# Directive
Below, find the line containing "Rebuild this chart" and the line containing "const yDomain = [0.1, 30.6];"; reproduce exactly those two and every line between them, omitting pictures.
= = = =
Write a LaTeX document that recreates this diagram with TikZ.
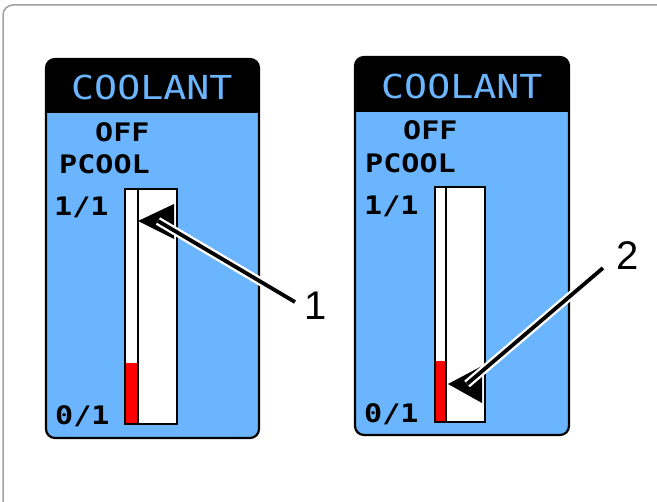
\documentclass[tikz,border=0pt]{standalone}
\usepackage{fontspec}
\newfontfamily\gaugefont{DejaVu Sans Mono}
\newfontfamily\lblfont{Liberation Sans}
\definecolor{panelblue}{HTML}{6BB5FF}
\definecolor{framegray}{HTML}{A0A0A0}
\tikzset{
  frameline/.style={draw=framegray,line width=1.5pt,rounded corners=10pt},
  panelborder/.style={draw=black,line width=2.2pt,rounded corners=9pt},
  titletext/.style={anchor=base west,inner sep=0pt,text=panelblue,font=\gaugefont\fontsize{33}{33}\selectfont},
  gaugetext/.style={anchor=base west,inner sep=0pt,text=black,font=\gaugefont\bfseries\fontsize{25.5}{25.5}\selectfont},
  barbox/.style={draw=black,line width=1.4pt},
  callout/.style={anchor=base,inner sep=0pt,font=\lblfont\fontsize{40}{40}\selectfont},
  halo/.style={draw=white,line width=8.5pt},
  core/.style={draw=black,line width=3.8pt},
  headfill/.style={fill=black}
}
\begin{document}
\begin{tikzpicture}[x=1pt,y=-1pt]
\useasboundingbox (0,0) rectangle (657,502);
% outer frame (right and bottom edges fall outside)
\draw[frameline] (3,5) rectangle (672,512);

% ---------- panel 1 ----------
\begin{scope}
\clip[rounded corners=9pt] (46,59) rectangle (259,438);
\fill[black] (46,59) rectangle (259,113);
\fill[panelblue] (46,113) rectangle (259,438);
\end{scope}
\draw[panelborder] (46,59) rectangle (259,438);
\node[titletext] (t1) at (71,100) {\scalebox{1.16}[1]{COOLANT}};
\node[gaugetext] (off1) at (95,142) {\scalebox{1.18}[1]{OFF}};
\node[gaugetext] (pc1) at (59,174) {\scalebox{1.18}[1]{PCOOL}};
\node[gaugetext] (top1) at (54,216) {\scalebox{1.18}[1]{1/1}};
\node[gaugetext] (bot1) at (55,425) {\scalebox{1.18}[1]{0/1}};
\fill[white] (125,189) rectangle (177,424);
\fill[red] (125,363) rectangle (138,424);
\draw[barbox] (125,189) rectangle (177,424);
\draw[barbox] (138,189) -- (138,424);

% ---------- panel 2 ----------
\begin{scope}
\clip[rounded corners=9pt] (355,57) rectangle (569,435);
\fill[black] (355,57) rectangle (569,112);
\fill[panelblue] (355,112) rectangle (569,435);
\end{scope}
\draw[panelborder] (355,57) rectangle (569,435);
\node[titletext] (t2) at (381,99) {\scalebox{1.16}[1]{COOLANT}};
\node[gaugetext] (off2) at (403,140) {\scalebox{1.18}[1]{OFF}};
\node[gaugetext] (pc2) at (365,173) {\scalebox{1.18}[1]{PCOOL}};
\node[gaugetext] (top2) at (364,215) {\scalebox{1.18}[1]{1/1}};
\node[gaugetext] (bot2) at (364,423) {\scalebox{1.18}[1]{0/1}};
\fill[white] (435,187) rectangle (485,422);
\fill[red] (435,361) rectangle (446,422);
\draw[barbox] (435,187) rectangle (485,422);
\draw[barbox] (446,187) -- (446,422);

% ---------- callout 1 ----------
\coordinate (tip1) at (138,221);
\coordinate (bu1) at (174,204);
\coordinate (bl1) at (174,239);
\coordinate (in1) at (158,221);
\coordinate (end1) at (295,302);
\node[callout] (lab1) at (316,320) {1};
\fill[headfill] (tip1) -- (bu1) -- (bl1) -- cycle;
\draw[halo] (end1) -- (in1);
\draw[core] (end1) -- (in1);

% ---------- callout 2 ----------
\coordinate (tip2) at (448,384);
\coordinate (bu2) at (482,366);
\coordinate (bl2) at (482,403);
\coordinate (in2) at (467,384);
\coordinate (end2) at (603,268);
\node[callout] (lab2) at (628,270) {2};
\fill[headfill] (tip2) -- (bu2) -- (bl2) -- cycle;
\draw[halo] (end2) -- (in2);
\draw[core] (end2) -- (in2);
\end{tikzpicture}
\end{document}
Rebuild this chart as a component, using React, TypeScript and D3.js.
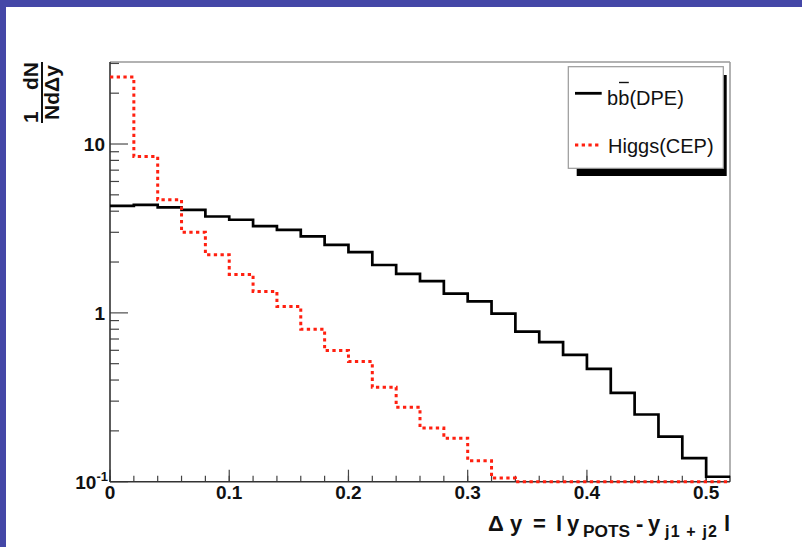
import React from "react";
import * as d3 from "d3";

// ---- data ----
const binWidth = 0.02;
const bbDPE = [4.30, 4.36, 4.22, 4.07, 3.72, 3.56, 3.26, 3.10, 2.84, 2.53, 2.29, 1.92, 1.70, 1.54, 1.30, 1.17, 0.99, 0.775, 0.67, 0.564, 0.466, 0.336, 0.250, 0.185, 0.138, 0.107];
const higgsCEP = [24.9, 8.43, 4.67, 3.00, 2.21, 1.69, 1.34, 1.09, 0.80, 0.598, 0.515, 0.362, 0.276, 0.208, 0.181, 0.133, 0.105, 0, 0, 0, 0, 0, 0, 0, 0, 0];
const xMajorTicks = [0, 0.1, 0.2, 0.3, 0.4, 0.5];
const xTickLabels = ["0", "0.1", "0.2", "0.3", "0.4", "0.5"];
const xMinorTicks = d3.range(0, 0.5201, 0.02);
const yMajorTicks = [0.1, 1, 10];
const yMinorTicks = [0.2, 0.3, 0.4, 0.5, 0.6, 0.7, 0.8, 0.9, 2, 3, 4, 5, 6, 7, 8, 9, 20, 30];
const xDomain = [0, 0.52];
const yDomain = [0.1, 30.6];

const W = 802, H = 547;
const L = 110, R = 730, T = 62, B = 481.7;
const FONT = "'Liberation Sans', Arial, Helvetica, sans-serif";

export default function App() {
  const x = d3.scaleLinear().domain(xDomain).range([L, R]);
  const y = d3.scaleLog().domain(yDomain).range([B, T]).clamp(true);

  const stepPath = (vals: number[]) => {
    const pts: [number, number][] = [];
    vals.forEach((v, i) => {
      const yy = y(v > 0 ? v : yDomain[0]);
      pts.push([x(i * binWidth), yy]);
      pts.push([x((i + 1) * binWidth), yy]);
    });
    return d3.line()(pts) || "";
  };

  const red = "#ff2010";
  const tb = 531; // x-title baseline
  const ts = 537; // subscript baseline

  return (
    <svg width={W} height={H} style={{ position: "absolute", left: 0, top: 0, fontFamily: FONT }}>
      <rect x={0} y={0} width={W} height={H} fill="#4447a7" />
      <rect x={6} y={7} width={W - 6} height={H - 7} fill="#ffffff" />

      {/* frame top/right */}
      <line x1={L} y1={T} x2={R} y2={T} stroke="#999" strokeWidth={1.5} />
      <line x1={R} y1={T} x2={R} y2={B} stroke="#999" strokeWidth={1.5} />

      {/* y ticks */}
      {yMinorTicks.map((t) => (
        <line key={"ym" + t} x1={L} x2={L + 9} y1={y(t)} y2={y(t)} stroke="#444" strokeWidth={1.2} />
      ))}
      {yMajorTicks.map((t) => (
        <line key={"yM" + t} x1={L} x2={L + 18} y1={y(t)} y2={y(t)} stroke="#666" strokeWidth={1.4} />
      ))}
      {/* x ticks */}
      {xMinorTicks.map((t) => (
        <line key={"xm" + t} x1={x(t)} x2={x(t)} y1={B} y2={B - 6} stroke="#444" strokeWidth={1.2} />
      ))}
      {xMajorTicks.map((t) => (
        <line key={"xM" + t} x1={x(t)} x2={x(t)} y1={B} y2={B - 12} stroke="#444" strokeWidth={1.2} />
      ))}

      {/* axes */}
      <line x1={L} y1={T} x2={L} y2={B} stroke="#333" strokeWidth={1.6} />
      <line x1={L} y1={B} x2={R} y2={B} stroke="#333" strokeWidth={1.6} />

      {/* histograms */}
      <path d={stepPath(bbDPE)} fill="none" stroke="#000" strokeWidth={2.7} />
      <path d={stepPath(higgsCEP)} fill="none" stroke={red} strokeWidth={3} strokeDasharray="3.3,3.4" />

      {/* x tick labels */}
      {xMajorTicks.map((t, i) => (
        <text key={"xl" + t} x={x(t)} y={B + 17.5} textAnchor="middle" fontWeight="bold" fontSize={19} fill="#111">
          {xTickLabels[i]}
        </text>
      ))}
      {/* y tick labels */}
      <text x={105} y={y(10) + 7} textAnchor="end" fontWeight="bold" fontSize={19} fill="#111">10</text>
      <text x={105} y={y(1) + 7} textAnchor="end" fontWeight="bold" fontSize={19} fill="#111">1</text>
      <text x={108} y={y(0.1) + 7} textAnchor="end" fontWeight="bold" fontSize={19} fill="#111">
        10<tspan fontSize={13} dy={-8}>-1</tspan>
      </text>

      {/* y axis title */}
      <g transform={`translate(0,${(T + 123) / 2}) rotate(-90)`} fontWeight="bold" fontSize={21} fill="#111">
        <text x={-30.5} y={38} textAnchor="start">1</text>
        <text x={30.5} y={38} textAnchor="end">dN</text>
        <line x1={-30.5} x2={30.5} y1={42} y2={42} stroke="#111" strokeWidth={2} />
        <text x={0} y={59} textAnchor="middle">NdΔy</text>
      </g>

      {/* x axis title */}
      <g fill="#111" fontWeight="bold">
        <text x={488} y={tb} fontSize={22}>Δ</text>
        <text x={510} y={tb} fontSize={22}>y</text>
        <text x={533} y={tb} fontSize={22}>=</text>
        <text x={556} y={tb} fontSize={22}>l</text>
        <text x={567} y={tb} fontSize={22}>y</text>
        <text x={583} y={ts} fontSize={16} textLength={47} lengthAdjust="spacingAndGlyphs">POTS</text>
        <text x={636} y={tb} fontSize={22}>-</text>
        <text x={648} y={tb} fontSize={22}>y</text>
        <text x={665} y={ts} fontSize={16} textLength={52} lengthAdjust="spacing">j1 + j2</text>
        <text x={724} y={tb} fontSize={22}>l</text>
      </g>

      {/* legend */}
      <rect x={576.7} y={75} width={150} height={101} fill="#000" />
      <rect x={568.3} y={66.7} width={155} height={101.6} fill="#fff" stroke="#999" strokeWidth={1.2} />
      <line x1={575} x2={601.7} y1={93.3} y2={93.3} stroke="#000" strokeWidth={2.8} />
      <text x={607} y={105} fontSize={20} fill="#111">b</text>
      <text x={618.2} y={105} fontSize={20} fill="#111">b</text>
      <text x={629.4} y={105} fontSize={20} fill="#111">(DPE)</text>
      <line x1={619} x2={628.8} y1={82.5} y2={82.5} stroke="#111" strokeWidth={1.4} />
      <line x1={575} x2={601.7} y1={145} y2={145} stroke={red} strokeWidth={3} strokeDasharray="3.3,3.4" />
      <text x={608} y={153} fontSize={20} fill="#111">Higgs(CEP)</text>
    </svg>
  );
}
= = = =
# The solution
Rebuild this chart as a component, using React, TypeScript and D3.js.
import React from "react";
import * as d3 from "d3";

// ---- data ----
const binWidth = 0.02;
const bbDPE = [4.30, 4.36, 4.22, 4.07, 3.72, 3.56, 3.26, 3.10, 2.84, 2.53, 2.29, 1.92, 1.70, 1.54, 1.30, 1.17, 0.99, 0.775, 0.67, 0.564, 0.466, 0.336, 0.250, 0.185, 0.138, 0.107];
const higgsCEP = [24.9, 8.43, 4.67, 3.00, 2.21, 1.69, 1.34, 1.09, 0.80, 0.598, 0.515, 0.362, 0.276, 0.208, 0.181, 0.133, 0.105, 0, 0, 0, 0, 0, 0, 0, 0, 0];
const xMajorTicks = [0, 0.1, 0.2, 0.3, 0.4, 0.5];
const xTickLabels = ["0", "0.1", "0.2", "0.3", "0.4", "0.5"];
const xMinorTicks = d3.range(0, 0.5201, 0.02);
const yMajorTicks = [0.1, 1, 10];
const yMinorTicks = [0.2, 0.3, 0.4, 0.5, 0.6, 0.7, 0.8, 0.9, 2, 3, 4, 5, 6, 7, 8, 9, 20, 30];
const xDomain = [0, 0.52];
const yDomain = [0.1, 30.6];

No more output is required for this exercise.